--- Begin Provided data ---

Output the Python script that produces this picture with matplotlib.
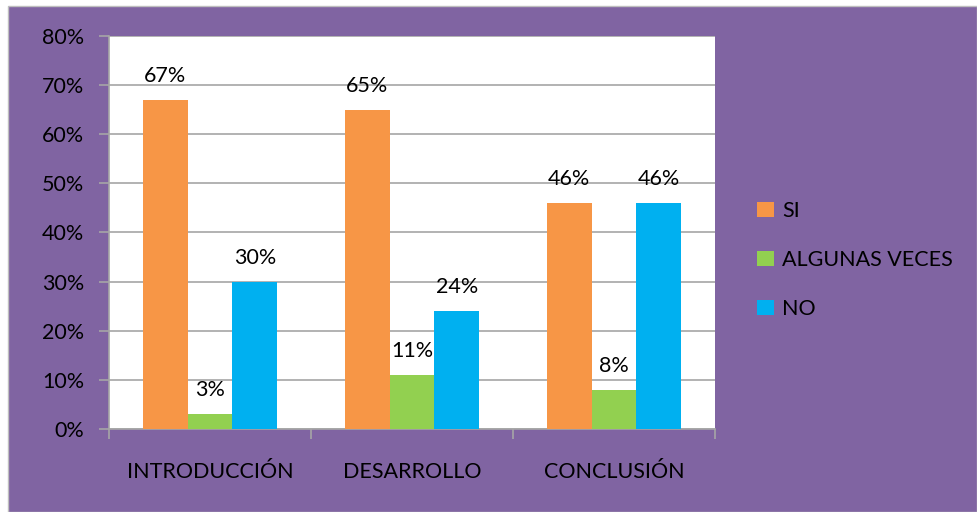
import matplotlib
matplotlib.use("Agg")
import matplotlib.pyplot as plt
import numpy as np
from matplotlib.patches import Rectangle

categories = ["INTRODUCCIÓN", "DESARROLLO", "CONCLUSIÓN"]
series_names = ["SI", "ALGUNAS VECES", "NO"]
si = [67, 65, 46]
algunas = [3, 11, 8]
no = [30, 24, 46]
yticks = [0, 10, 20, 30, 40, 50, 60, 70, 80]

colors = ["#F79646", "#92D050", "#00B0F0"]
purple = "#8064A2"
FS = 15.5

plt.rcParams['font.family'] = ['Lato', 'DejaVu Sans']

W, H = 977, 512
fig = plt.figure(figsize=(W/100, H/100), dpi=100)
fig.patch.set_facecolor("white")
bg = Rectangle((8/W, 0), 1 - 8/W, 1 - 6/H, transform=fig.transFigure,
               facecolor=purple, edgecolor="#BFBFBF", linewidth=1.0, zorder=-10)
fig.patches.append(bg)

left, right, top, bottom = 109, 715, 36, 429
ax = fig.add_axes([left/W, 1 - bottom/H, (right-left)/W, (bottom-top)/H])
ax.set_zorder(1)
ax.set_facecolor("white")

x = np.arange(len(categories))
bw = 0.2225
for i, (vals, name) in enumerate(zip([si, algunas, no], series_names)):
    pos = x + (i - 1) * bw
    ax.bar(pos, vals, width=bw, color=colors[i], label=name, zorder=3)
    for p, v in zip(pos, vals):
        ax.annotate(f"{v}%", (p, v), xytext=(0, 10), textcoords="offset points",
                    ha="center", va="bottom", fontsize=FS, color="black", zorder=4)

ax.set_xlim(-0.5, 2.5)
ax.set_ylim(0, 80)
ax.set_yticks(yticks)
ax.set_yticklabels([f"{t}%" for t in yticks], fontsize=FS)
ax.yaxis.grid(True, color="#A6A6A6", linewidth=1.2, zorder=1)
ax.set_axisbelow(True)
ax.tick_params(axis="y", length=7, color="#A6A6A6", width=1.2, pad=11)

ax.set_xticks(x)
ax.set_xticklabels(categories, fontsize=FS)
ax.set_xticks([-0.5, 0.5, 1.5, 2.5], minor=True)
ax.tick_params(axis="x", which="major", length=0, pad=24)
ax.tick_params(axis="x", which="minor", length=7, color="#A6A6A6", width=1.2)

for s in ["top", "right"]:
    ax.spines[s].set_visible(False)
ax.spines["left"].set_color("#A6A6A6")
ax.spines["left"].set_linewidth(1.2)
ax.spines["bottom"].set_color("#A6A6A6")
ax.spines["bottom"].set_linewidth(1.2)

leg = fig.legend(loc="center left", bbox_to_anchor=(738/W, 1 - 260/H),
                 frameon=False, fontsize=FS, handlelength=0.75, handleheight=0.75,
                 handletextpad=0.4, labelspacing=1.35)

fig.savefig("out.png", dpi=100)
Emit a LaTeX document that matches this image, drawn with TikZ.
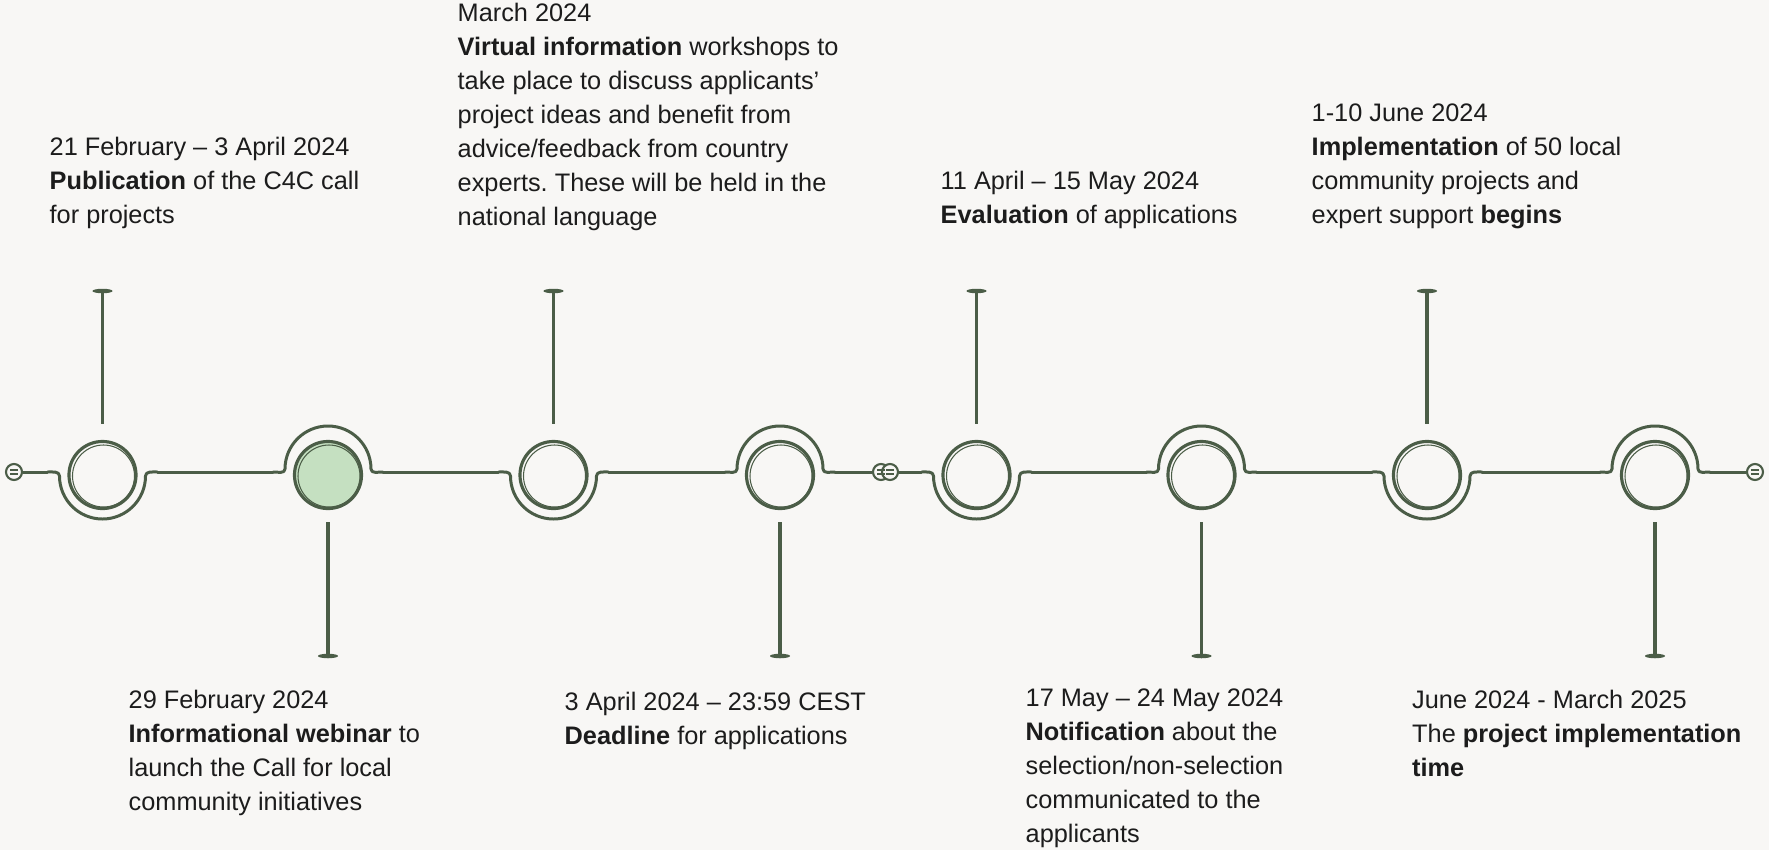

--- End Provided data ---

Objective - Extract the lines exactly, please: the first line of the listing, the line with "plt.rcParams['font.family'] = ['Lato', 'DejaVu", and every line between them, but no pictures.

Solution to this exercise -
Output the Python script that produces this picture with matplotlib.
import matplotlib
matplotlib.use("Agg")
import matplotlib.pyplot as plt
import numpy as np
from matplotlib.patches import Rectangle

categories = ["INTRODUCCIÓN", "DESARROLLO", "CONCLUSIÓN"]
series_names = ["SI", "ALGUNAS VECES", "NO"]
si = [67, 65, 46]
algunas = [3, 11, 8]
no = [30, 24, 46]
yticks = [0, 10, 20, 30, 40, 50, 60, 70, 80]

colors = ["#F79646", "#92D050", "#00B0F0"]
purple = "#8064A2"
FS = 15.5

plt.rcParams['font.family'] = ['Lato', 'DejaVu Sans']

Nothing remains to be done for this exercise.